Several less useful or less well implemented functions, including autocalibration, camera matrix decomposition, GPU-base Loop Belief Propagation, high-order Loop Belief Propagation, a graph-cut segmentation-based image_annotator, and RVM classifier in C++.
@misc {PVT,
author = "Jianxiong Xiao",
title = "Princeton Vision and Robotics Toolkit",
note = "Available from: \url{http://3dvision.princeton.edu/code.html}",
year = "2013",
}
To use most of these functions you will need MATLAB and the MATLAB Image Processing Toolbox. You may also want to refer to the MATLAB documentation and the Image Processing Toolbox documentation. Alternatively you may be able to use Octave which is an open source alternative to MATLAB. But none of the functions on this page are tested on Octave. See Peter Kovesi's Notes on using Octave.
Some of these functions use C++, due to the consideration of speed. They are tested in gcc or Matlab MEX. Some of these functions use Python, mostly because we want to run it easily as CGI service in a web server. Some of these functions use Javascript, because we want to run it in a Web browser.

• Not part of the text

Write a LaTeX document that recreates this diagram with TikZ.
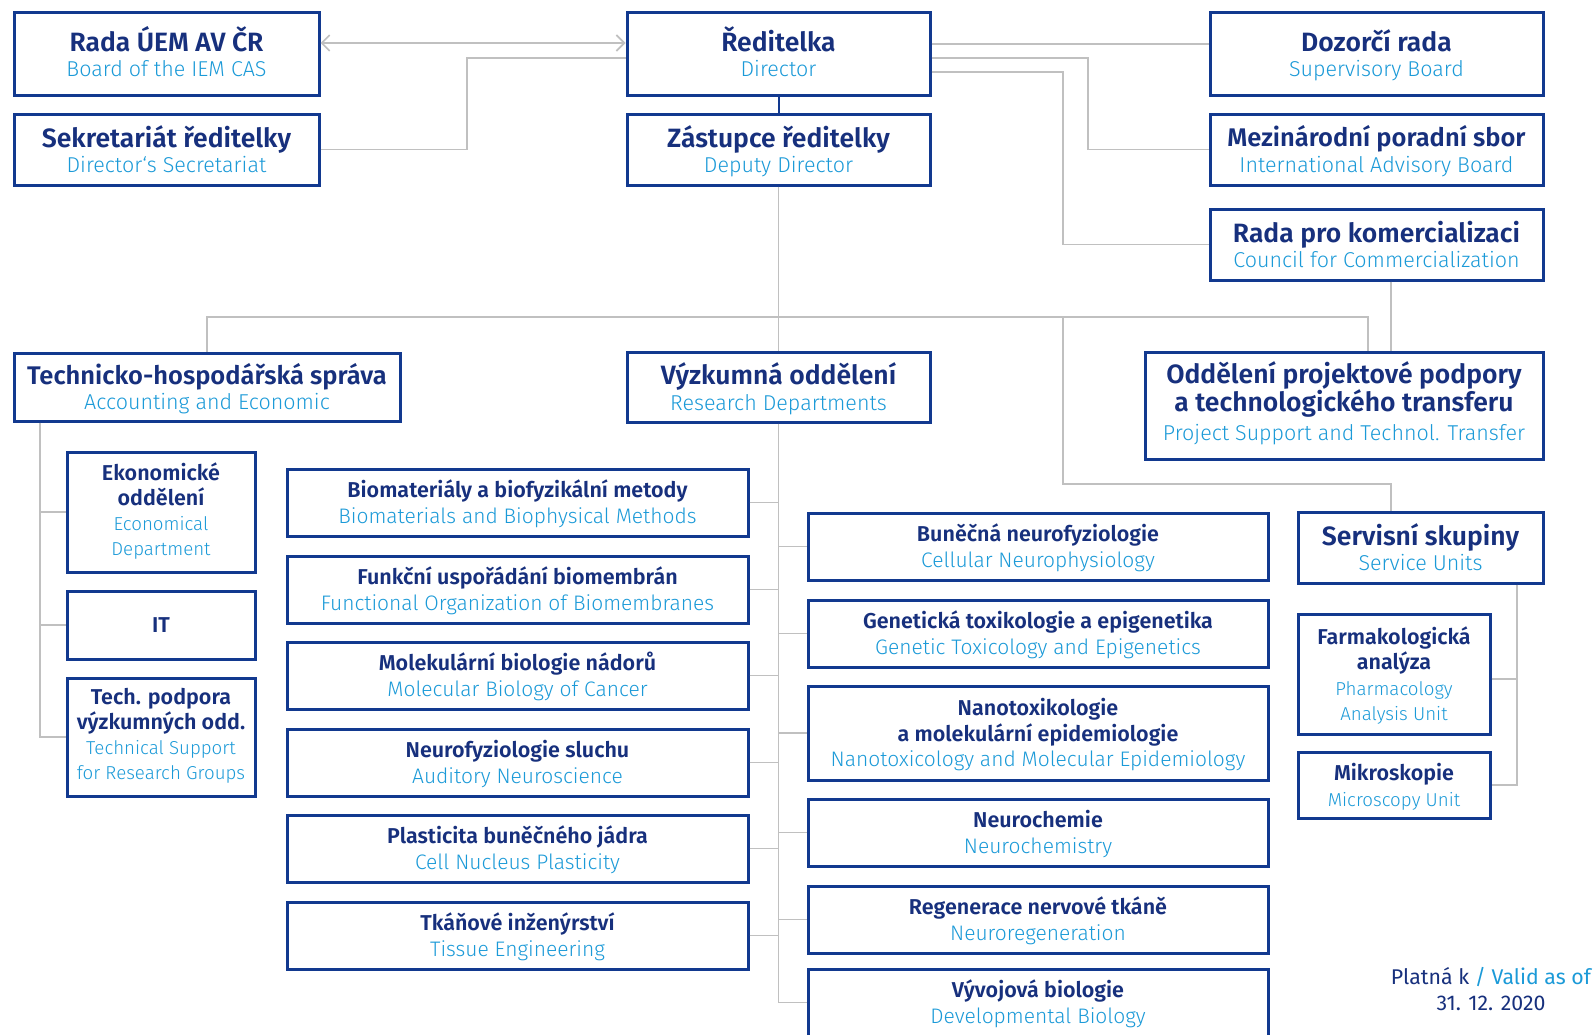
\documentclass[tikz,border=0pt]{standalone}
\usepackage{fontspec}
\setmainfont{Fira Sans}
\newfontfamily\semib{Fira Sans SemiBold}
\newfontfamily\lightf{Fira Sans Light}
\usetikzlibrary{arrows.meta,calc}
\definecolor{navy}{HTML}{17307D}
\definecolor{sky}{HTML}{1B9AD8}
\definecolor{boxblue}{HTML}{12398F}
\definecolor{lgray}{HTML}{C0C0C0}
\lineskiplimit=-100pt\relax
\lineskip=0pt\relax
\newcommand\ttl[1]{{\color{navy}\semib\vphantom{Ú}#1}}
\newcommand\sbt[1]{{\color{sky}\lightf #1\vphantom{g}}}
\newcommand\bttl[1]{{\fontsize{26.5}{25.5}\selectfont\ttl{#1}}}
\newcommand\mttl[1]{{\fontsize{25.5}{25.5}\selectfont\ttl{#1}}}
\newcommand\sttl[1]{{\fontsize{21.5}{25.5}\selectfont\ttl{#1}}}
\newcommand\bsub[1]{{\fontsize{21.5}{25.5}\selectfont\sbt{#1}}}
\newcommand\csub[1]{{\fontsize{21}{25.5}\selectfont\sbt{#1}}}
\newcommand\ssub[1]{{\fontsize{18.7}{23.5}\selectfont\sbt{#1}}}
\newcommand\lift[1]{\rule[-#1]{0pt}{1pt}}
\tikzset{
  orgbox/.style={draw=boxblue, line width=3pt, fill=white, inner sep=0pt, align=center},
  bigbox/.style={orgbox, font=\fontsize{26.5}{25.5}\selectfont},
  smallbox/.style={orgbox, font=\fontsize{21.5}{25.5}\selectfont},
  conn/.style={draw=lgray, line width=1.6pt},
}
\begin{document}
\begin{tikzpicture}[x=1pt,y=-1pt]
\lineskiplimit=-100pt\relax
\lineskip=0pt\relax
\useasboundingbox[fill=white] (0,0) rectangle (1596,1034);
% top level
\node[bigbox, minimum width=305pt, minimum height=83pt] (rada) at (166.5,53.5) {\bttl{Rada ÚEM AV ČR}\\\bsub{Board of the IEM CAS}};
\node[bigbox, minimum width=305pt, minimum height=71pt] (sekr) at (166.5,149.5) {\bttl{Sekretariát ředitelky}\\\bsub{Director‘s Secretariat}};
\node[bigbox, minimum width=303pt, minimum height=83pt] (red) at (778.5,53.5) {\bttl{Ředitelka}\\\bsub{Director}};
\node[bigbox, minimum width=303pt, minimum height=71pt] (zast) at (778.5,149.5) {\bttl{Zástupce ředitelky}\\\bsub{Deputy Director}};
\node[bigbox, minimum width=333pt, minimum height=83pt] (dozor) at (1376.5,53.5) {\bttl{Dozorčí rada}\\\bsub{Supervisory Board}};
\node[bigbox, minimum width=333pt, minimum height=71pt] (mezi) at (1376.5,149.5) {\mttl{Mezinárodní poradní sbor}\\\bsub{International Advisory Board}};
\node[bigbox, minimum width=333pt, minimum height=71pt] (komerc) at (1376.5,244.5) {\bttl{Rada pro komercializaci}\\\bsub{Council for Commercialization}};
% second level
\node[bigbox, minimum width=386pt, minimum height=68pt] (tech) at (207,387) {\mttl{Technicko-hospodářská správa}\\\bsub{Accounting and Economic}};
\node[bigbox, minimum width=303pt, minimum height=70pt] (vyzk) at (778.5,387) {\bttl{Výzkumná oddělení}\\\bsub{Research Departments}};
\node[orgbox, font=\fontsize{26.5}{28.5}\selectfont, minimum width=398pt, minimum height=107pt] (odd) at (1344,405.5) {{\fontsize{26.5}{28.5}\selectfont\ttl{Oddělení projektové podpory}}\\{\fontsize{26.5}{29.5}\selectfont\ttl{a technologického transferu}}\\{\fontsize{21.5}{29.5}\selectfont\sbt{Project Support and Technol. Transfer}\lift{13pt}}};
% accounting children
\node[smallbox, font=\fontsize{21.5}{25}\selectfont, minimum width=188pt, minimum height=120pt] (ekon) at (161,512) {\sttl{Ekonomické}\\\sttl{oddělení}\\\ssub{Economical}\\\ssub{Department}\lift{8pt}};
\node[smallbox, minimum width=188pt, minimum height=68pt] (it) at (161,625) {{\fontsize{21.5}{25.5}\selectfont\color{navy}\semib IT}};
\node[smallbox, font=\fontsize{21.5}{25}\selectfont, minimum width=188pt, minimum height=118pt] (techp) at (161,737) {\sttl{Tech. podpora}\\\sttl{výzkumných odd.}\\\ssub{Technical Support}\\\ssub{for Research Groups}\lift{10pt}};
% research left column
\node[smallbox, minimum width=461pt, minimum height=67pt] (bio) at (517.5,502.5) {\sttl{Biomateriály a biofyzikální metody}\\\csub{Biomaterials and Biophysical Methods}};
\node[smallbox, minimum width=461pt, minimum height=67pt] (fun) at (517.5,589.5) {\sttl{Funkční uspořádání biomembrán}\\\csub{Functional Organization of Biomembranes}};
\node[smallbox, minimum width=461pt, minimum height=67pt] (mol) at (517.5,675.5) {\sttl{Molekulární biologie nádorů}\\\csub{Molecular Biology of Cancer}};
\node[smallbox, minimum width=461pt, minimum height=67pt] (slu) at (517.5,762.5) {\sttl{Neurofyziologie sluchu}\\\csub{Auditory Neuroscience}};
\node[smallbox, minimum width=461pt, minimum height=67pt] (pla) at (517.5,848.5) {\sttl{Plasticita buněčného jádra}\\\csub{Cell Nucleus Plasticity}};
\node[smallbox, minimum width=461pt, minimum height=67pt] (tka) at (517.5,935.5) {\sttl{Tkáňové inženýrství}\\\csub{Tissue Engineering}};
% research right column
\node[smallbox, minimum width=460pt, minimum height=67pt] (bun) at (1038,546.5) {\sttl{Buněčná neurofyziologie}\\\csub{Cellular Neurophysiology}};
\node[smallbox, minimum width=460pt, minimum height=67pt] (gen) at (1038,633.5) {\sttl{Genetická toxikologie a epigenetika}\\\csub{Genetic Toxicology and Epigenetics}};
\node[smallbox, minimum width=460pt, minimum height=94pt] (nano) at (1038,733) {\sttl{Nanotoxikologie}\\\sttl{a molekulární epidemiologie}\\\csub{Nanotoxicology and Molecular Epidemiology}};
\node[smallbox, minimum width=460pt, minimum height=67pt] (nch) at (1038,832.5) {\sttl{Neurochemie}\\\csub{Neurochemistry}};
\node[smallbox, minimum width=460pt, minimum height=67pt] (reg) at (1038,919.5) {\sttl{Regenerace nervové tkáně}\\\csub{Neuroregeneration}};
\node[smallbox, minimum width=460pt, minimum height=67pt] (vyv) at (1038,1002.5) {\sttl{Vývojová biologie}\\\csub{Developmental Biology}};
% service units
\node[bigbox, minimum width=245pt, minimum height=71pt] (serv) at (1420.5,547.5) {\bttl{Servisní skupiny}\\\bsub{Service Units}};
\node[smallbox, minimum width=192pt, minimum height=120pt] (farm) at (1394,674) {\sttl{Farmakologická}\\\sttl{analýza}\\\ssub{Pharmacology}\\\ssub{Analysis Unit}};
\node[smallbox, minimum width=192pt, minimum height=66pt] (mikro) at (1394,785) {\sttl{Mikroskopie}\\\ssub{Microscopy Unit}};
% validity note
\node[align=center, font=\fontsize{21.3}{26}\selectfont] (valid) at (1491,989.5) {{\color{navy}Platná k} {\color{sky}/ Valid as of}\\{\color{navy}31. 12. 2020}};
% junction coordinates
\coordinate (j1) at (467,58);
\coordinate (j2) at (1088,58);
\coordinate (j3) at (1063,72);
\coordinate (busL) at (207,317);
\coordinate (busR) at (1368,317);
\coordinate (sx) at (1391,484);
\coordinate (tl) at (40,736);
\coordinate (sr) at (1517,785);
% connectors, top
\draw[conn, {Straight Barb[length=8pt,width=16pt]}-{Straight Barb[length=8pt,width=16pt]}] ([yshift=10.5pt]rada.east) -- ([yshift=10.5pt]red.west);
\draw[conn] (sekr.east) -| (j1) -- (red.west |- j1);
\draw[conn] ([yshift=9.5pt]red.east) -- ([yshift=9.5pt]dozor.west);
\draw[conn] (red.east |- j2) -- (j2) |- (mezi.west);
\draw[conn] (red.east |- j3) -- (j3) |- (komerc.west);
\draw[draw=boxblue, line width=2pt] (red.south) -- (zast.north);
\draw[conn] (zast.south) -- (vyzk.north);
\draw[conn] (tech.north) |- (busR) -- (odd.north -| busR);
\draw[conn] (komerc.south -| sx) -- (odd.north -| sx);
\draw[conn] (busL -| j3) |- (sx) -- (serv.north -| sx);
% accounting
\draw[conn] (tech.south -| tl) |- (techp.west);
\draw[conn] (tl |- ekon.west) -- (ekon.west);
\draw[conn] (tl |- it.west) -- (it.west);
% research
\draw[conn] (vyzk.south) -- (vyzk.south |- vyv.west) -- (vyv.west);
\foreach \n in {bio,fun,mol,slu,pla,tka} \draw[conn] (\n.east) -- (\n.east -| vyzk.south);
\foreach \n in {bun,gen,nano,nch,reg} \draw[conn] (vyzk.south |- \n.west) -- (\n.west);
% service
\draw[conn] (serv.south -| sr) -- (sr) -- (mikro.east |- sr);
\draw[conn] ([yshift=-5pt]farm.east) -- ([yshift=-5pt]farm.east -| sr);
\end{tikzpicture}
\end{document}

It is released under MIT license:
Copyright (c) Princeton Vision Group
Permission is hereby granted, free of charge, to any person obtaining a copy of this software and associated documentation files (the "Software"), to deal in the Software without restriction, including without limitation the rights to use, copy, modify, merge, publish, distribute, sublicense, and/or sell copies of the Software, and to permit persons to whom the Software is furnished to do so, subject to the following conditions:
The above copyright notice and this permission notice shall be included in all copies or substantial portions of the Software.
THE SOFTWARE IS PROVIDED "AS IS", WITHOUT WARRANTY OF ANY KIND, EXPRESS OR IMPLIED, INCLUDING BUT NOT LIMITED TO THE WARRANTIES OF MERCHANTABILITY, FITNESS FOR A PARTICULAR PURPOSE AND NONINFRINGEMENT. IN NO EVENT SHALL THE AUTHORS OR COPYRIGHT HOLDERS BE LIABLE FOR ANY CLAIM, DAMAGES OR OTHER LIABILITY, WHETHER IN AN ACTION OF CONTRACT, TORT OR OTHERWISE, ARISING FROM, OUT OF OR IN CONNECTION WITH THE SOFTWARE OR THE USE OR OTHER DEALINGS IN THE SOFTWARE.